Ben is now a junior at Lynn, studying digital media and journalism. He hopes for a career in sports journalism and is an intern at Sports Immortals, a sports memorabilia museum and gallery.
“It was his academic coach at the institute who noticed how articulate he was,” Barbash said. “She suggested he look into a communications major, and he absolutely loves it.”
The institute coached Ben so well, in fact, that he is no longer in the program, a true testament to its success.

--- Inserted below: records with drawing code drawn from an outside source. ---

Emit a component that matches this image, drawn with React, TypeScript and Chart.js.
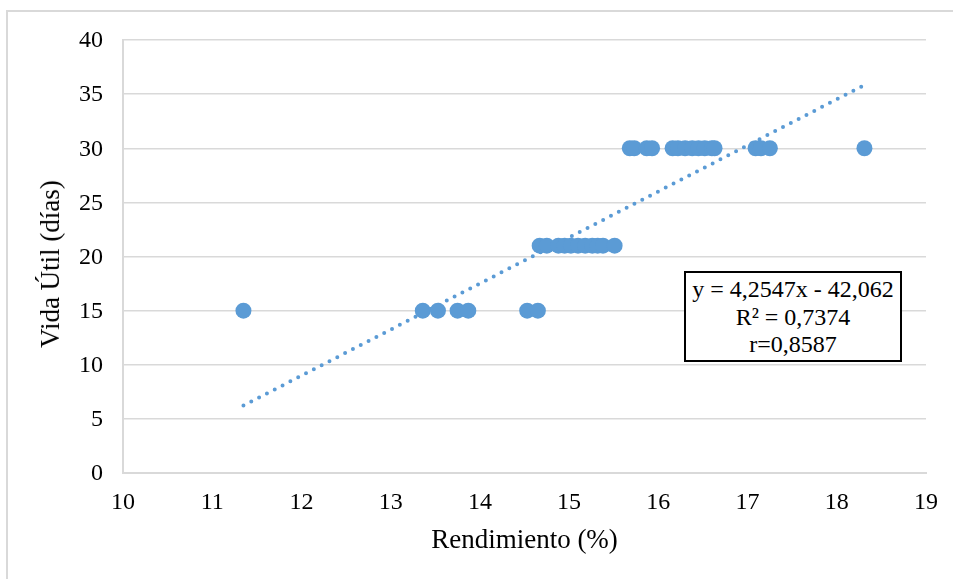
import React, { useEffect, useRef } from "react";
import { Chart, registerables } from "chart.js";

Chart.register(...registerables);

// Rendimiento (%) of the samples, grouped by their shelf life (días)
const rendimiento15 = [11.35, 13.36, 13.53, 13.75, 13.87, 14.53, 14.65];
const rendimiento21 = [14.67, 14.75, 14.88, 14.95, 15.02, 15.1, 15.18, 15.26, 15.32, 15.38, 15.51];
const rendimiento30 = [15.68, 15.73, 15.87, 15.93, 16.16, 16.22, 16.3, 16.38, 16.45, 16.52, 16.6, 16.63, 17.09, 17.15, 17.25, 18.31];
const vidaUtilGroups = [15, 21, 30];

// Linear fit reported in the label box
const slope = 4.2547;
const intercept = -42.062;
const equationLines = ["y = 4,2547x - 42,062", "R² = 0,7374", "r=0,8587"];

const xTitle = "Rendimiento (%)";
const yTitle = "Vida Útil (días)";

const FONT = "'Liberation Serif', 'Times New Roman', serif";
const BLUE = "#5B9BD5";
const GRID = "#d9d9d9";

export default function App() {
  const canvasRef = useRef<HTMLCanvasElement | null>(null);

  useEffect(() => {
    const canvas = canvasRef.current;
    if (!canvas) return;

    const groups = [rendimiento15, rendimiento21, rendimiento30];
    const points: { x: number; y: number }[] = [];
    groups.forEach((xs, i) => xs.forEach((x) => points.push({ x, y: vidaUtilGroups[i] })));

    const allX = points.map((p) => p.x);
    const xMin = Math.min(...allX);
    const xMax = Math.max(...allX);
    const trend = [
      { x: xMin, y: slope * xMin + intercept },
      { x: xMax, y: slope * xMax + intercept },
    ];

    const chart = new Chart(canvas, {
      type: "scatter",
      data: {
        datasets: [
          {
            type: "line",
            data: trend,
            borderColor: BLUE,
            borderWidth: 4,
            borderDash: [0, 8.8],
            borderCapStyle: "round",
            pointRadius: 0,
            fill: false,
            order: 2,
          },
          {
            data: points,
            backgroundColor: BLUE,
            borderWidth: 0,
            pointRadius: 8,
            pointHoverRadius: 8,
            order: 1,
          },
        ],
      },
      options: {
        animation: false,
        responsive: false,
        events: [],
        layout: { padding: { left: 0, top: 40, right: 27, bottom: 0 } },
        plugins: { legend: { display: false }, tooltip: { enabled: false } },
        scales: {
          x: {
            type: "linear",
            min: 10,
            max: 19,
            afterFit: (scale: any) => {
              scale.height = 106;
            },
            ticks: {
              stepSize: 1,
              color: "#000",
              padding: 15,
              font: { family: FONT, size: 24 },
            },
            grid: { display: false, drawTicks: false },
            border: { display: true, color: GRID, width: 2 },
            title: {
              display: true,
              text: xTitle,
              color: "#000",
              font: { family: FONT, size: 27 },
              padding: { top: 0, bottom: 21.8 },
            },
          },
          y: {
            type: "linear",
            min: 0,
            max: 40,
            afterFit: (scale: any) => {
              scale.width = 123;
            },
            ticks: {
              stepSize: 5,
              color: "#000",
              padding: 20,
              labelOffset: 1,
              font: { family: FONT, size: 24 },
            },
            grid: { color: GRID, lineWidth: 1.5, drawTicks: false },
            border: { display: true, color: GRID, width: 2 },
          },
        },
      },
    } as any);

    return () => chart.destroy();
  }, []);

  return (
    <div style={{ position: "fixed", left: 0, top: 0, width: 953, height: 579, background: "#fff", overflow: "hidden" }}>
      <div
        style={{
          position: "absolute",
          left: 6,
          top: 10,
          width: 1000,
          height: 1000,
          border: `2px solid ${GRID}`,
          boxSizing: "border-box",
        }}
      />
      <canvas ref={canvasRef} width={953} height={579} style={{ position: "absolute", left: 0, top: 0, width: 953, height: 579 }} />
      <div
        style={{
          position: "absolute",
          left: 50,
          top: 264,
          transform: "translate(-50%, -50%) rotate(-90deg)",
          whiteSpace: "nowrap",
          fontFamily: FONT,
          fontSize: 27,
          lineHeight: "32px",
          color: "#000",
        }}
      >
        {yTitle}
      </div>
      <div
        style={{
          position: "absolute",
          left: 684,
          top: 271,
          width: 218,
          height: 91,
          border: "2px solid #000",
          boxSizing: "border-box",
          background: "#fff",
          fontFamily: FONT,
          fontSize: 24,
          lineHeight: "27.5px",
          textAlign: "center",
          color: "#000",
          paddingTop: 3,
        }}
      >
        {equationLines.map((t) => (
          <div key={t}>{t}</div>
        ))}
      </div>
    </div>
  );
}
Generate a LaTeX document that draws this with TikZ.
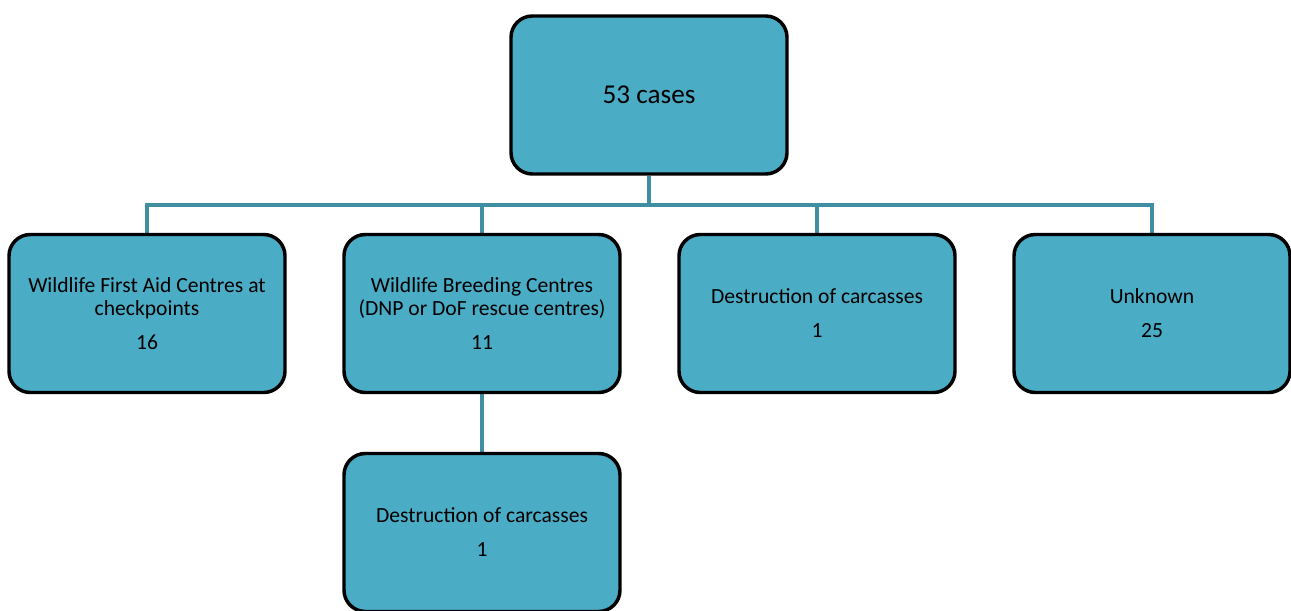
\documentclass[tikz,border=0pt]{standalone}
\usepackage{fontspec}
\setmainfont{Carlito}
\usetikzlibrary{backgrounds}

\tikzset{every picture/.style={line width=0.75pt}}
\tikzset{
  casebox/.style={draw=black, line width=2.6pt, fill={rgb, 255:red, 74; green, 172; blue, 197}, rounded corners=16pt,
    minimum width=207pt, minimum height=118.5pt, inner sep=0pt, align=center, font=\fontsize{16.2}{17.5}\selectfont},
  link/.style={draw={rgb, 255:red, 63; green, 142; blue, 162}, line width=3pt}
}

\begin{document}
\begin{tikzpicture}[x=0.75pt,y=0.75pt,yscale=-1,xscale=1]
\useasboundingbox (0,0) rectangle (1291,610);
\clip (0,0) rectangle (1291,610);

%Shape: Rounded Rect - total
\node[casebox, font=\fontsize{20.4}{24}\selectfont] (total) at (649,95) {53 cases};
%Shape: Rounded Rect - first row
\node[casebox] (aid) at (147,313.5) {Wildlife First Aid Centres at\\checkpoints\\[8pt]16};
\node[casebox] (breed) at (482,313.5) {Wildlife Breeding Centres\\(DNP or DoF rescue centres)\\[8pt]11};
\node[casebox] (destr) at (817,313.5) {Destruction of carcasses\\[8pt]1};
\node[casebox] (unknown) at (1152,313.5) {Unknown\\[8pt]25};
%Shape: Rounded Rect - second row
\node[casebox] (breeddestr) at (482,532.5) {Destruction of carcasses\\[8pt]1};

%Connectors
\begin{pgfonlayer}{background}
\draw[link] (total.south) -- ++(0,29) -| (aid.north);
\draw[link] (total.south) -- ++(0,29) -| (breed.north);
\draw[link] (total.south) -- ++(0,29) -| (destr.north);
\draw[link] (total.south) -- ++(0,29) -| (unknown.north);
\draw[link] (breed.south) -- (breeddestr.north);
\end{pgfonlayer}

\end{tikzpicture}
\end{document}
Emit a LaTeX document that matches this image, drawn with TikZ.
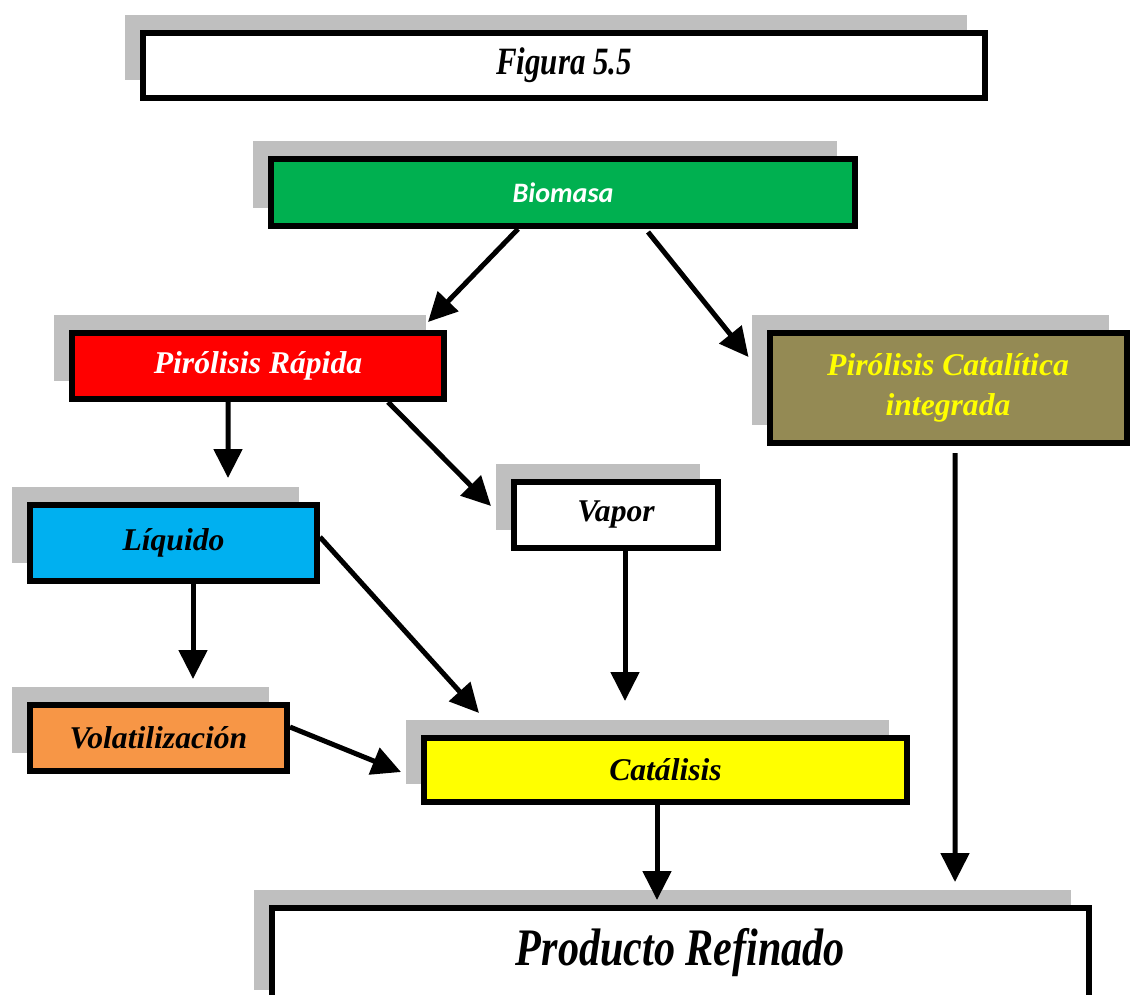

Soapbox or not, Barbash is a born storyteller. She worked as a senior environmental consultant for Booz Allen Hamilton, but after Ben was born, she wanted a change. When she took the boys to a music program for children—and realized she could do it better—she started Sing-a-long with Karen, a musical mommy-and-me program in the metro Washington, D.C. area.
“Honestly, I expected it to be very part-time,” said Barbash, a classically trained guitarist. “But it took off, and I was suddenly earning more in weekly classes and special events with babies and toddlers than I was at Booz Allen.”
With one son graduated and another enjoying a successful junior year, Barbash and her husband, Barry Barbash, partner with the law firm of Willkie, Farr & Gallagher LLP and co-head of the firm’s asset management department, enthusiastically support Lynn’s annual fund and have hosted admission recruitment events in the Washington, D.C., area for the last three years.
“I wish I could host 30 a year,” she said. “I want to tell every parent and every student who is on the fence between two schools that Lynn will change their lives.”